What the task asks: Reproduce the material word for word; the images stay out.
----------
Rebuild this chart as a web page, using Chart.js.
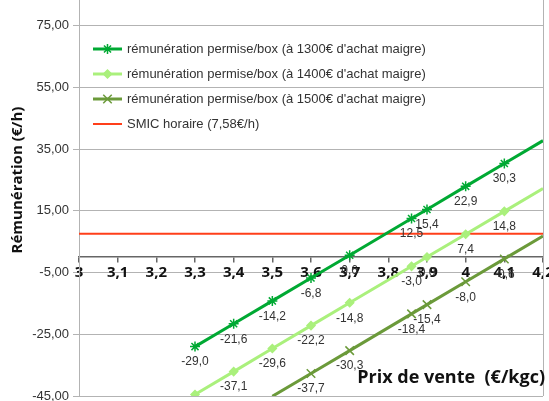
<!DOCTYPE html>
<html>
<head>
<meta charset="utf-8">
<script src="https://cdn.jsdelivr.net/npm/chart.js@4.4.0/dist/chart.umd.min.js"></script>
<style>
  html, body { margin: 0; padding: 0; background: #fff; }
</style>
</head>
<body>
<canvas id="remChart" width="549" height="401"></canvas>
<script>
// Prix de vente (€/kgc) and rémunération (€/h)
const prixVente = [3.3, 3.4, 3.5, 3.6, 3.7, 3.86, 3.9, 4.0, 4.1, 4.2];
const remun1300 = [-29.0, -21.6, -14.2, -6.8, 0.6, 12.5, 15.4, 22.9, 30.3, 37.7];
const remun1400 = [-44.5, -37.1, -29.6, -22.2, -14.8, -3.0, 0.0, 7.4, 14.8, 22.2];
const remun1500 = [null, null, -45.1, -37.7, -30.3, -18.4, -15.4, -8.0, -0.6, 6.8];
const smicX = [3, 4.2];
const smicHoraire = [7.58, 7.58];

const seriesLabels = [
    "rémunération permise/box (à 1300€ d'achat maigre)",
    "rémunération permise/box (à 1400€ d'achat maigre)",
    "rémunération permise/box (à 1500€ d'achat maigre)",
    "SMIC horaire (7,58€/h)"
];
const xTicks = [3, 3.1, 3.2, 3.3, 3.4, 3.5, 3.6, 3.7, 3.8, 3.9, 4, 4.1, 4.2];
const yTicks = [-45, -25, -5, 15, 35, 55, 75];
const xTitle = "Prix de vente  (€/kgc)";
const yTitle = "Rémunération (€/h)";

const X_MIN = 3, X_MAX = 4.2, Y_MIN = -45, Y_MAX = 83.26;

function toPoints(xs, ys) {
    return xs.map((x, i) => ({ x: x, y: ys[i] })).filter(p => p.y !== null);
}

function frNum(v, d) {
    return v.toFixed(d).replace(".", ",");
}

// hide markers that fall outside the visible area
function radiusFor(r) {
    return function (c) {
        const p = c.raw;
        if (!p || p.x >= X_MAX || p.y < Y_MIN) return 0;
        return r;
    };
}

const styles = [
    { color: "#00a933", pointStyle: "star", radius: 5, width: 3 },
    { color: "#aaf07c", pointStyle: "rectRot", radius: 4, width: 3 },
    { color: "#6b9a3a", pointStyle: "crossRot", radius: 6, width: 3 },
    { color: "#ff3f1a", pointStyle: false, radius: 0, width: 2 }
];

// extra drawing: frame, axis titles, legend box, data labels
const decorPlugin = {
    id: "decor",
    afterDatasetsDraw(chart) {
        const ctx = chart.ctx;
        const area = chart.chartArea;
        ctx.save();

        // right frame line
        ctx.strokeStyle = "#b3b3b3";
        ctx.lineWidth = 1;
        ctx.beginPath();
        ctx.moveTo(area.right + 0.5, area.top);
        ctx.lineTo(area.right + 0.5, area.bottom);
        ctx.stroke();

        // data labels under each point
        ctx.font = "12px 'Liberation Sans'";
        ctx.fillStyle = "#333";
        ctx.textAlign = "center";
        ctx.textBaseline = "middle";
        for (let d = 0; d < 3; d++) {
            const meta = chart.getDatasetMeta(d);
            meta.data.forEach((pt, i) => {
                const raw = chart.data.datasets[d].data[i];
                if (raw.x >= X_MAX || raw.y < Y_MIN) return;
                ctx.fillText(frNum(raw.y, 1), pt.x, pt.y + 15.5);
            });
        }

        // legend
        const drawPoint = Chart.helpers && Chart.helpers.drawPoint;
        ctx.textAlign = "left";
        ctx.font = "13px 'Liberation Sans'";
        seriesLabels.forEach((label, i) => {
            const y = 49 + 25 * i;
            const s = styles[i];
            ctx.strokeStyle = s.color;
            ctx.fillStyle = s.color;
            ctx.lineWidth = s.width;
            ctx.beginPath();
            ctx.moveTo(93, y);
            ctx.lineTo(122, y);
            ctx.stroke();
            if (s.pointStyle && drawPoint) {
                ctx.lineWidth = 1.5;
                drawPoint(ctx, { pointStyle: s.pointStyle, radius: s.radius, borderWidth: 1.5, rotation: 0 }, 107.5, y);
            }
            ctx.fillStyle = "#333";
            ctx.fillText(label, 127, y + 0.5);
        });

        // axis titles
        ctx.fillStyle = "#111";
        ctx.font = "bold 18px 'Open Sans'";
        ctx.textAlign = "right";
        ctx.fillText(xTitle, 545, 378);

        ctx.translate(18, 180);
        ctx.rotate(-Math.PI / 2);
        ctx.textAlign = "center";
        ctx.font = "bold 15px 'Open Sans'";
        ctx.fillText(yTitle, 0, 0);
        ctx.restore();
    }
};

const ctx = document.getElementById("remChart").getContext("2d");
const remChart = new Chart(ctx, {
    type: "line",
    data: {
        datasets: [
            { label: seriesLabels[0], data: toPoints(prixVente, remun1300) },
            { label: seriesLabels[1], data: toPoints(prixVente, remun1400) },
            { label: seriesLabels[2], data: toPoints(prixVente, remun1500) },
            { label: seriesLabels[3], data: toPoints(smicX, smicHoraire) }
        ].map((ds, i) => Object.assign(ds, {
            borderColor: styles[i].color,
            backgroundColor: styles[i].color,
            borderWidth: styles[i].width,
            pointStyle: styles[i].pointStyle,
            pointRadius: radiusFor(styles[i].radius),
            pointBorderWidth: 1.5,
            pointHoverRadius: 0,
            tension: 0,
            fill: false,
            clip: 0
        }))
    },
    options: {
        responsive: false,
        animation: false,
        devicePixelRatio: 1,
        layout: { autoPadding: false, padding: { top: 0, right: 6, bottom: 5, left: 0 } },
        plugins: {
            legend: { display: false },
            tooltip: { enabled: false }
        },
        scales: {
            x: {
                type: "linear",
                position: { y: 0 },
                min: X_MIN,
                max: X_MAX,
                afterBuildTicks: s => { s.ticks = xTicks.map(v => ({ value: v })); },
                afterFit: s => { s.paddingLeft = 0; s.paddingRight = 0; },
                ticks: {
                    callback: v => String(Math.round(v * 10) / 10).replace(".", ","),
                    font: { family: "Open Sans", weight: "bold", size: 15 },
                    color: "#111",
                    padding: 2,
                    maxRotation: 0,
                    autoSkip: false
                },
                grid: { drawOnChartArea: false, drawTicks: true, tickLength: 5, color: "#666", lineWidth: 1.5 },
                border: { display: true, color: "#666", width: 1.5 }
            },
            y: {
                type: "linear",
                min: Y_MIN,
                max: Y_MAX,
                afterBuildTicks: s => { s.ticks = yTicks.map(v => ({ value: v })); },
                afterFit: s => { s.width = 79; s.paddingTop = 0; s.paddingBottom = 0; },
                ticks: {
                    callback: v => frNum(v, 2),
                    font: { family: "Liberation Sans", size: 13 },
                    color: "#333",
                    padding: 4
                },
                grid: { color: "#b3b3b3", tickLength: 6 },
                border: { color: "#b3b3b3" }
            }
        }
    },
    plugins: [decorPlugin]
});
</script>
</body>
</html>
----------
Worked answer:
Rebuild this chart as a web page, using Chart.js.
<!DOCTYPE html>
<html>
<head>
<meta charset="utf-8">
<script src="https://cdn.jsdelivr.net/npm/chart.js@4.4.0/dist/chart.umd.min.js"></script>
<style>
  html, body { margin: 0; padding: 0; background: #fff; }
</style>
</head>
<body>
<canvas id="remChart" width="549" height="401"></canvas>
<script>
// Prix de vente (€/kgc) and rémunération (€/h)
const prixVente = [3.3, 3.4, 3.5, 3.6, 3.7, 3.86, 3.9, 4.0, 4.1, 4.2];
const remun1300 = [-29.0, -21.6, -14.2, -6.8, 0.6, 12.5, 15.4, 22.9, 30.3, 37.7];
const remun1400 = [-44.5, -37.1, -29.6, -22.2, -14.8, -3.0, 0.0, 7.4, 14.8, 22.2];
const remun1500 = [null, null, -45.1, -37.7, -30.3, -18.4, -15.4, -8.0, -0.6, 6.8];
const smicX = [3, 4.2];
const smicHoraire = [7.58, 7.58];

const seriesLabels = [
    "rémunération permise/box (à 1300€ d'achat maigre)",
    "rémunération permise/box (à 1400€ d'achat maigre)",
    "rémunération permise/box (à 1500€ d'achat maigre)",
    "SMIC horaire (7,58€/h)"
];
const xTicks = [3, 3.1, 3.2, 3.3, 3.4, 3.5, 3.6, 3.7, 3.8, 3.9, 4, 4.1, 4.2];
const yTicks = [-45, -25, -5, 15, 35, 55, 75];
const xTitle = "Prix de vente  (€/kgc)";
const yTitle = "Rémunération (€/h)";

const X_MIN = 3, X_MAX = 4.2, Y_MIN = -45, Y_MAX = 83.26;

function toPoints(xs, ys) {
    return xs.map((x, i) => ({ x: x, y: ys[i] })).filter(p => p.y !== null);
}

function frNum(v, d) {
    return v.toFixed(d).replace(".", ",");
}

// hide markers that fall outside the visible area
function radiusFor(r) {
    return function (c) {
        const p = c.raw;
        if (!p || p.x >= X_MAX || p.y < Y_MIN) return 0;
        return r;
    };
}

const styles = [
    { color: "#00a933", pointStyle: "star", radius: 5, width: 3 },
    { color: "#aaf07c", pointStyle: "rectRot", radius: 4, width: 3 },
    { color: "#6b9a3a", pointStyle: "crossRot", radius: 6, width: 3 },
    { color: "#ff3f1a", pointStyle: false, radius: 0, width: 2 }
];

// extra drawing: frame, axis titles, legend box, data labels
const decorPlugin = {
    id: "decor",
    afterDatasetsDraw(chart) {
        const ctx = chart.ctx;
        const area = chart.chartArea;
        ctx.save();

        // right frame line
        ctx.strokeStyle = "#b3b3b3";
        ctx.lineWidth = 1;
        ctx.beginPath();
        ctx.moveTo(area.right + 0.5, area.top);
        ctx.lineTo(area.right + 0.5, area.bottom);
        ctx.stroke();

        // data labels under each point
        ctx.font = "12px 'Liberation Sans'";
        ctx.fillStyle = "#333";
        ctx.textAlign = "center";
        ctx.textBaseline = "middle";
        for (let d = 0; d < 3; d++) {
            const meta = chart.getDatasetMeta(d);
            meta.data.forEach((pt, i) => {
                const raw = chart.data.datasets[d].data[i];
                if (raw.x >= X_MAX || raw.y < Y_MIN) return;
                ctx.fillText(frNum(raw.y, 1), pt.x, pt.y + 15.5);
            });
        }

        // legend
        const drawPoint = Chart.helpers && Chart.helpers.drawPoint;
        ctx.textAlign = "left";
        ctx.font = "13px 'Liberation Sans'";
        seriesLabels.forEach((label, i) => {
            const y = 49 + 25 * i;
            const s = styles[i];
            ctx.strokeStyle = s.color;
            ctx.fillStyle = s.color;
            ctx.lineWidth = s.width;
            ctx.beginPath();
            ctx.moveTo(93, y);
            ctx.lineTo(122, y);
            ctx.stroke();
            if (s.pointStyle && drawPoint) {
                ctx.lineWidth = 1.5;
                drawPoint(ctx, { pointStyle: s.pointStyle, radius: s.radius, borderWidth: 1.5, rotation: 0 }, 107.5, y);
            }
            ctx.fillStyle = "#333";
            ctx.fillText(label, 127, y + 0.5);
        });

        // axis titles
        ctx.fillStyle = "#111";
        ctx.font = "bold 18px 'Open Sans'";
        ctx.textAlign = "right";
        ctx.fillText(xTitle, 545, 378);

        ctx.translate(18, 180);
        ctx.rotate(-Math.PI / 2);
        ctx.textAlign = "center";
        ctx.font = "bold 15px 'Open Sans'";
        ctx.fillText(yTitle, 0, 0);
        ctx.restore();
    }
};

const ctx = document.getElementById("remChart").getContext("2d");
const remChart = new Chart(ctx, {
    type: "line",
    data: {
        datasets: [
            { label: seriesLabels[0], data: toPoints(prixVente, remun1300) },
            { label: seriesLabels[1], data: toPoints(prixVente, remun1400) },
            { label: seriesLabels[2], data: toPoints(prixVente, remun1500) },
            { label: seriesLabels[3], data: toPoints(smicX, smicHoraire) }
        ].map((ds, i) => Object.assign(ds, {
            borderColor: styles[i].color,
            backgroundColor: styles[i].color,
            borderWidth: styles[i].width,
            pointStyle: styles[i].pointStyle,
            pointRadius: radiusFor(styles[i].radius),
            pointBorderWidth: 1.5,
            pointHoverRadius: 0,
            tension: 0,
            fill: false,
            clip: 0
        }))
    },
    options: {
        responsive: false,
        animation: false,
        devicePixelRatio: 1,
        layout: { autoPadding: false, padding: { top: 0, right: 6, bottom: 5, left: 0 } },
        plugins: {
            legend: { display: false },
            tooltip: { enabled: false }
        },
        scales: {
            x: {
                type: "linear",
                position: { y: 0 },
                min: X_MIN,
                max: X_MAX,
                afterBuildTicks: s => { s.ticks = xTicks.map(v => ({ value: v })); },
                afterFit: s => { s.paddingLeft = 0; s.paddingRight = 0; },
                ticks: {
                    callback: v => String(Math.round(v * 10) / 10).replace(".", ","),
                    font: { family: "Open Sans", weight: "bold", size: 15 },
                    color: "#111",
                    padding: 2,
                    maxRotation: 0,
                    autoSkip: false
                },
                grid: { drawOnChartArea: false, drawTicks: true, tickLength: 5, color: "#666", lineWidth: 1.5 },
                border: { display: true, color: "#666", width: 1.5 }
            },
            y: {
                type: "linear",
                min: Y_MIN,
                max: Y_MAX,
                afterBuildTicks: s => { s.ticks = yTicks.map(v => ({ value: v })); },
                afterFit: s => { s.width = 79; s.paddingTop = 0; s.paddingBottom = 0; },
                ticks: {
                    callback: v => frNum(v, 2),
                    font: { family: "Liberation Sans", size: 13 },
                    color: "#333",
                    padding: 4
                },
                grid: { color: "#b3b3b3", tickLength: 6 },
                border: { color: "#b3b3b3" }
            }
        }
    },
    plugins: [decorPlugin]
});
</script>
</body>
</html>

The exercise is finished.